Querying Metadata with Athena

Querying package metadata with Athena

Quilt stores package data and metadata in S3. Metadata lives in a per-package manifest file in a each bucket's .quilt/ directory.
You can therefore query package metadata wth SQL engines like AWS Athena. Users can write SQL queries to select packages (or files from within packages) using predicates based on package or object-level metadata.
Packages can be created from the resulting tabular data. To be able to create a package, the table must contain the columns logical_key, physical_keys and size as shown below. (See also Mental Model)

Defining package tables and views in Athena

The first step in configuring Athena to query the package contents and metadata is to define a set of tables and views that represent the metadata fields as columns. The easiest way to do this is using the pre-built CloudFormation templates available in the examples repository.

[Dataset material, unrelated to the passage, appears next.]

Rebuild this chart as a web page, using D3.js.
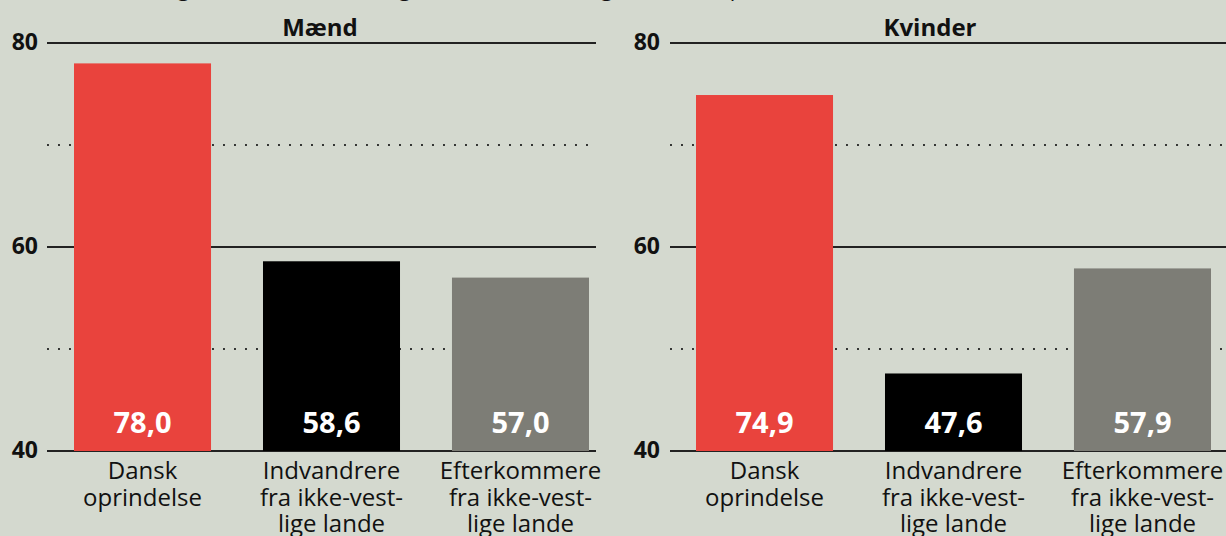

Example: query package-level metadata

Suppose we wish to find all .tiff files produced by algorithm version 1.3 with a cell index of 5.
SELECT * FROM "quilt_package_objects_YOUR_BUCKET_view"
WHERE substr(logical_key, -5)='.tiff'
-- extract and query package-level metadata
AND json_extract_scalar(meta, '$.user_meta.nucmembsegmentationalgorithmversion') LIKE '1.3%'
AND json_array_contains(json_extract(meta, '$.user_meta.cellindex'), '5');